Print exactly the lines from the first one down to the line containing "const height = 524;", both ends included, with no pictures and nothing else.

◆ **GIVEN DATA**:
----------

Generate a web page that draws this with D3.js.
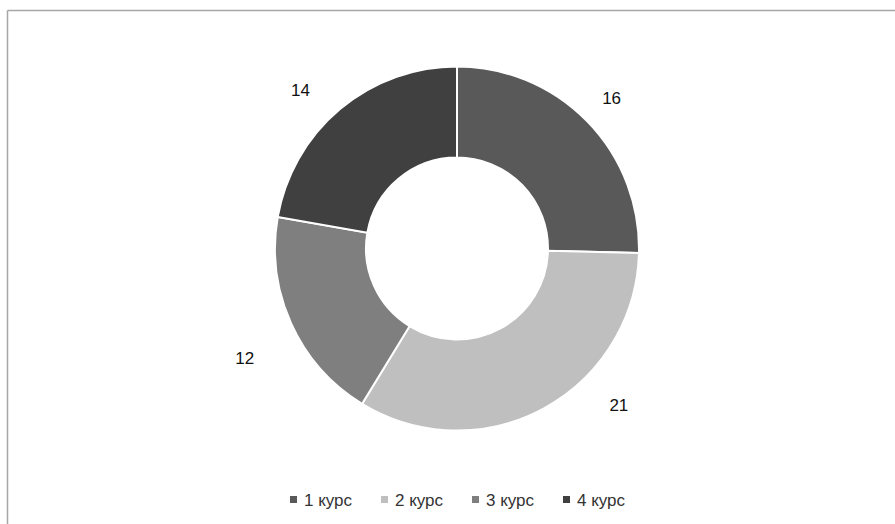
<!DOCTYPE html>
<html>
<head>
<meta charset="utf-8">
<script src="https://cdn.jsdelivr.net/npm/d3@7"></script>
<style>
  body { margin: 0; background: #fff; }
  svg { display: block; }
</style>
</head>
<body>
<svg id="chart"></svg>
<script>
const width = 895;
const height = 524;

// data
const categories = ["1 курс", "2 курс", "3 курс", "4 курс"];
const values = [16, 21, 12, 14];
const colors = ["#595959", "#bfbfbf", "#7f7f7f", "#404040"];

// label placement (angle in degrees clockwise from top, distance from centre)
const labelAngles = [45.7, 134, 242.6, 315.4];
const labelRadii = [216, 225, 239, 223];

const cx = 457, cy = 248.5;
const outerR = 182, innerR = 91;

const svg = d3.select("#chart")
  .attr("width", width)
  .attr("height", height);

// frame (only top and left edges visible in the crop)
svg.append("line")
  .attr("x1", 7.5).attr("y1", 10.5).attr("x2", width).attr("y2", 10.5)
  .attr("stroke", "#a6a6a6").attr("stroke-width", 1.5);
svg.append("line")
  .attr("x1", 7.5).attr("y1", 10.5).attr("x2", 7.5).attr("y2", height)
  .attr("stroke", "#a6a6a6").attr("stroke-width", 1.5);

const pie = d3.pie().sort(null).value(d => d);
const arc = d3.arc().innerRadius(innerR).outerRadius(outerR);

const g = svg.append("g").attr("transform", `translate(${cx},${cy})`);

g.selectAll("path")
  .data(pie(values))
  .join("path")
  .attr("d", arc)
  .attr("fill", (d, i) => colors[i])
  .attr("stroke", "#fff")
  .attr("stroke-width", 2);

g.selectAll("text.lbl")
  .data(values)
  .join("text")
  .attr("class", "lbl")
  .attr("x", (d, i) => labelRadii[i] * Math.sin(labelAngles[i] * Math.PI / 180))
  .attr("y", (d, i) => -labelRadii[i] * Math.cos(labelAngles[i] * Math.PI / 180))
  .attr("dy", "0.35em")
  .attr("text-anchor", "middle")
  .attr("font-family", "Liberation Sans, Arial, sans-serif")
  .attr("font-size", 17)
  .attr("fill", "#111")
  .text(d => d);

// legend
const legendX = d3.scalePoint()
  .domain(categories)
  .range([290, 563]);

const legend = svg.append("g")
  .selectAll("g")
  .data(categories)
  .join("g")
  .attr("transform", d => `translate(${legendX(d)},500)`);

legend.append("rect")
  .attr("x", 0).attr("y", -4)
  .attr("width", 7).attr("height", 7)
  .attr("fill", (d, i) => colors[i]);

legend.append("text")
  .attr("x", 14)
  .attr("dy", "0.35em")
  .attr("font-family", "Liberation Sans, Arial, sans-serif")
  .attr("font-size", 17)
  .attr("fill", "#333")
  .text(d => d);
</script>
</body>
</html>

----------

◆ **RESULT OF THE EXERCISE**:
Generate a web page that draws this with D3.js.
<!DOCTYPE html>
<html>
<head>
<meta charset="utf-8">
<script src="https://cdn.jsdelivr.net/npm/d3@7"></script>
<style>
  body { margin: 0; background: #fff; }
  svg { display: block; }
</style>
</head>
<body>
<svg id="chart"></svg>
<script>
const width = 895;
const height = 524;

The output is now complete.